Geçtiğimiz günlerde Mustafa Kafalı Hoca’nın vefatıyla sarsıldık. 28 Ağustos 2019’da hayata gözlerini yuman Mustafa Kafalı, Türkiye’de Doğu Avrupa tarihi, özellikle Deşt – i Kıpçak, Altınordu tarihi alanında yetişmiş en önemli uzmanlardan biridir. Vefatı ile Türkiye Doğu Avrupa tarihçiliğinde önemli bir boşluk ortaya çıkmıştır.
Mustafa Hoca, 1977 – 78 yılında girdiğim İstanbul Üniversitesi’nde bize Osmanlı Türkçesi derslerini veren insandır. “Osmanlıca” değil Osmanlı Türkçesi demek gerektiğini ondan dinlemiştim. Mustafa Hoca, Arabi ve Farisi terminolojiye mükemmel hakimiyetiyle bizi daha ilk günlerde büyülemiş kendine hayran bırakmıştı. Bir de davudi sesiyle, babacan tavrıyla, güler yüzüyle ilk günlerin verdiği yabancılık duygusunu aşmamızda en çok yardımı geçen hocamız olmuştu.

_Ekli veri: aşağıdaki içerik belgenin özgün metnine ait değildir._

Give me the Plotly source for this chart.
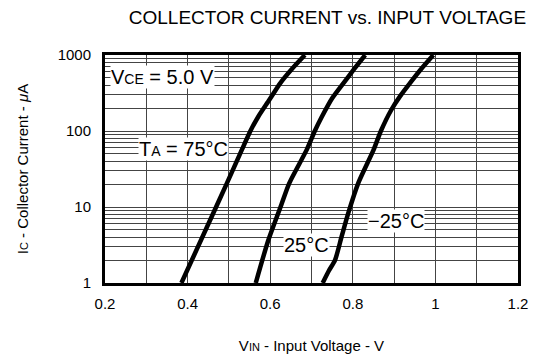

İkinci sınıfa geçtiğimizde hocanın asıl uzmanlık alanının Doğu Avrupa ve Altınordu olduğunu anladık. Hoca Çağataylılar ve Timurlular alanında da Türkiye’deki sayılı uzmanlar arasındaydı. Altınordu hakkında bir alana girer ve dersi sadece o alanla ilgili olarak işler ve bitirirdi. Bilgisi geniş ve derindi. Kaynaklara hakimdi. Temel kaynaklara inmenin güveni ve rahatlığı ile anlattığını sonradan teşhis ettim.
Biz İstanbul Edebiyat Fakültesi’nden mezun olup taşrada öğretmenlik hayatına başladığımız aşamalarda hocanın birden İstanbul’dan ayrıldığını, Konya’ya, oradan Ankara’ya gittiğini izledik. Hiç anlamadığım husus, Mustafa Hoca’nın asıl uzmanlık alanını bırakarak Inkılap Tarihi dersleri vermesi idi. Bu alanda da yeterli olması ayrı bir konu, ancak, bir uzman nasıl olur da asıl alanını bırakıp başka alana kayar? Bu hususun Mustafa Hoca üzerinde ciddi etkisi olduğunu düşünüyorum. Eğer alanını terk etmeseydi Doğu Avrupa Ortaçağı’na daha büyük katkılar sağlayacak araştırmalar yapacaktı.
Mustafa Hoca, yalnız akademik yönüyle değil, insani yönüyle de abide şahsiyetti. Vefatı bir çınarın düşüşünü, bir dağın çöküşünü andırdı. Kendisine rahmetler, yakınlarına baş sağlığı diliyorum.